The way that the world meets its growing energy needs is starting to change, Gould said. Over the past 25 years, the main roles were taken by coal and oil, but the lead in the future is projected to come from natural gas and, especially from renewables.

Change in primary energy demand (Source: IEA)

“We shouldn’t think only about the supply side. Improvements in efficiency also play a huge role, and without them, the projected rise in final energy use would more than double,” he said. “How fast we are able to increase our deployment of clean and more efficient energy technologies will determine our success in limiting climate change and improving air quality.”

In the New Policies Scenario of the IEA report, renewables capture two-thirds of global investment in power plants, as they become the least-cost source of new generation for many countries. Rapid deployment of solar photovoltaics, led by China and India, helps solar become the largest source of low-carbon capacity by 2040, by which time the share of all renewables in total power generation reaches 40%, the report said.

Rise of solar

As per the report, the rapid deployment of solar photovoltaics (PV), led by China and India, is helping it to become the largest source of low-carbon capacity. Gould avers that there is a positive feedback loop between deployment and costs that has been critical to the rise of solar PV. The policy-driven deployment that has been led by China and India in recent years has allowed costs to come down sharply, and this has enabled a whole range of countries to ramp up their policy goals and implementation measures.

India’s solar ambitions, expressed also in its leadership in the International Solar Alliance, have been very important to this process, not just the headline targets for 2022 but also the progress that is being made on the ground with policy support and specific investments. There are challenges that remain, including the financial restructuring in the distribution sector, the need for continued investment in the network, and the drive to give the power system the flexibility that it will need in its operations, the report said.

India’s goal is to generate 100 GW through solar power by 2022. It now has an installed capacity of 20.1 GW of solar power.

The role of electric vehicles is also important. India has an aspirational goal to change the nation’s transport fleet to EV by 2030. The eco-friendly and cheaper operation cost for EVs can help control air pollution and out-of-pocket costs for increasingly expensive petrol and diesel variants, but this benefit is off-set by the high cost of production due to R&D costs and related infrastructure like charging stations, batteries, etc.

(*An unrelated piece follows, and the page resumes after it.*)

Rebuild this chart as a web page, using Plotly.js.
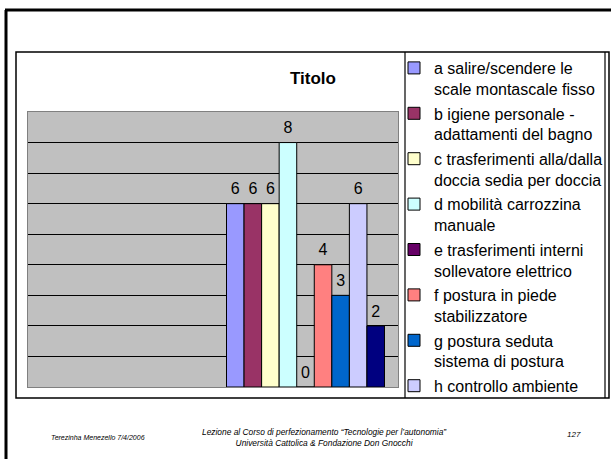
<!DOCTYPE html>
<html>
<head>
<meta charset="utf-8">
<script src="https://cdn.plot.ly/plotly-3.0.1.min.js"></script>
<style>
html,body{margin:0;padding:0;background:#fff;}
#chart{width:611px;height:459px;}
</style>
</head>
<body>
<div id="chart"></div>
<script>
// ---- data ----
const categories = ['Cat 1', 'Cat 2'];
const seriesNames = [
  'a salire/scendere le<br>scale montascale fisso',
  'b igiene personale -<br>adattamenti del bagno',
  'c trasferimenti alla/dalla<br>doccia sedia per doccia',
  'd mobilità carrozzina<br>manuale',
  'e trasferimenti interni<br>sollevatore elettrico',
  'f postura in piede<br>stabilizzatore',
  'g postura seduta<br>sistema di postura',
  'h controllo ambiente',
  'i'
];
const seriesValues = [6, 6, 6, 8, 0, 4, 3, 6, 2];
const seriesColors = ['#9999FF', '#993366', '#FFFFCC', '#CCFFFF', '#660066', '#FF8080', '#0066CC', '#CCCCFF', '#000080'];
const seriesInLegend = [true, true, true, true, true, true, true, true, false];
const chartTitle = 'Titolo';
const footerLeft = 'Terezinha Menezello 7/4/2006';
const footerCenter = 'Lezione al Corso di perfezionamento “Tecnologie per l’autonomia”<br>Università Cattolica &amp; Fondazione Don Gnocchi';
const footerRight = '127';

// ---- helpers ----
const W = 611, H = 459;
const px = v => v / W;
const py = v => 1 - v / H;
const FONT = '"Liberation Sans", Arial, sans-serif';

const traces = [];
seriesNames.forEach((name, i) => {
  traces.push({
    type: 'bar',
    name: name,
    legendgroup: 'lg' + i,
    x: [categories[1]],
    y: [seriesValues[i]],
    offsetgroup: 'g' + i,
    marker: {color: seriesColors[i], line: {color: '#000', width: 1}},
    showlegend: seriesInLegend[i],
    hoverinfo: 'skip'
  });
});
seriesNames.forEach((name, i) => {
  traces.push({
    type: 'scatter',
    mode: 'markers+text',
    name: name,
    legendgroup: 'lg' + i,
    x: [categories[1]],
    y: [seriesValues[i]],
    offsetgroup: 'g' + i,
    text: [String(seriesValues[i])],
    textposition: 'top center',
    textfont: {family: FONT, size: 16, color: '#000'},
    marker: {size: 7, opacity: 0},
    showlegend: false,
    hoverinfo: 'skip',
    cliponaxis: false
  });
});

const line = (x0, y0, x1, y1, w, c) => ({
  type: 'line', xref: 'paper', yref: 'paper',
  x0: px(x0), y0: py(y0), x1: px(x1), y1: py(y1),
  line: {color: c || '#000', width: w}
});

const layout = {
  width: W, height: H,
  margin: {l: 0, r: 0, t: 0, b: 0},
  paper_bgcolor: '#fff',
  plot_bgcolor: '#C0C0C0',
  font: {family: FONT, color: '#000'},
  barmode: 'group',
  bargap: 0.146,
  bargroupgap: 0,
  scattermode: 'group',
  scattergap: 0.146,
  xaxis: {
    domain: [px(28), px(398)],
    type: 'category',
    categoryorder: 'array',
    categoryarray: categories,
    range: [-0.5, 1.5],
    showticklabels: false, ticks: '', showgrid: false, zeroline: false,
    showline: true, mirror: true, linecolor: '#808080', linewidth: 1,
    fixedrange: true
  },
  yaxis: {
    domain: [py(387), py(112)],
    range: [0, 9], dtick: 1,
    showticklabels: false, ticks: '',
    showgrid: true, gridcolor: '#000', gridwidth: 1,
    zeroline: false,
    showline: true, mirror: true, linecolor: '#808080', linewidth: 1,
    fixedrange: true
  },
  showlegend: true,
  legend: {
    x: px(394), xanchor: 'left',
    y: py(51), yanchor: 'top',
    bgcolor: 'rgba(0,0,0,0)',
    borderwidth: 0,
    font: {family: FONT, size: 16, color: '#000'},
    valign: 'top',
    traceorder: 'grouped',
    tracegroupgap: 0.8,
    itemclick: false, itemdoubleclick: false
  },
  shapes: [
    // slide frame
    line(6, 10, 6, 459, 3),
    line(5, 10, 611, 10, 3),
    // chart area frame
    {type: 'rect', xref: 'paper', yref: 'paper', x0: px(16), y0: py(398), x1: px(609), y1: py(52), line: {color: '#000', width: 1.5}},
    // legend box
    line(405, 52, 405, 398, 1.2),
    line(605, 52, 605, 398, 1.2)
  ],
  annotations: [
    {text: '<b>' + chartTitle + '</b>', xref: 'paper', yref: 'paper', x: px(313), y: py(78),
     xanchor: 'center', yanchor: 'middle', showarrow: false, font: {family: FONT, size: 17, color: '#000'}},
    {text: '<i>' + footerLeft + '</i>', xref: 'paper', yref: 'paper', x: px(49), y: py(437),
     xanchor: 'left', yanchor: 'middle', showarrow: false, font: {family: FONT, size: 7, color: '#000'}},
    {text: '<i>' + footerCenter + '</i>', xref: 'paper', yref: 'paper', x: px(324), y: py(437),
     xanchor: 'center', yanchor: 'middle', showarrow: false, font: {family: FONT, size: 8.4, color: '#000'}},
    {text: '<i>' + footerRight + '</i>', xref: 'paper', yref: 'paper', x: px(574), y: py(434),
     xanchor: 'center', yanchor: 'middle', showarrow: false, font: {family: FONT, size: 8, color: '#000'}}
  ]
};

Plotly.newPlot('chart', traces, layout, {displayModeBar: false, staticPlot: true});
</script>
</body>
</html>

How fast the EV fleet grows will depend on the interplay between supportive policies and cost reductions, and how quickly this produces vehicles that consumers find affordable and are ready to buy at scale, according to Gould. In India, as elsewhere, this will also depend on how rapidly the recharging infrastructure is built. So there’s a lot of uncertainty over policies and technology, but this is undoubtedly going to be a growth area, he said.

The rise of electric vehicles (Source: IEA)

Giri says it is too early to comment on the role of EVs in India. “There is evidence of technology in the country and as in many industries, the technology for EVs can also be got from other countries. Vehicle pollution has to be arrested and CNG is not the long lasting answer,” he told indiaclimatedialogue.net. “The transition from conventional fuels to EV may take time, though the ambitious plans of the country for electrical vehicles by 2030 still remain.”

End of coal?

Experts says that greater efficiency from R&D, both in terms of solar cell efficiencies and wind turbine technology, will ensure that the economics are always more lucrative with the passage of time.

“The consumption of coal — after seeing rapid growth since 2000 — is already essentially flattening out, while RE continues to grow rapidly in the future,” Gould said. “So, the explosive growth of renewables in the power sector is marking the end of the boom years for coal. The momentum, both globally and in India, is shifting towards cleaner energy and this will need to continue and accelerate if the world is to reach its climate and air quality goals.”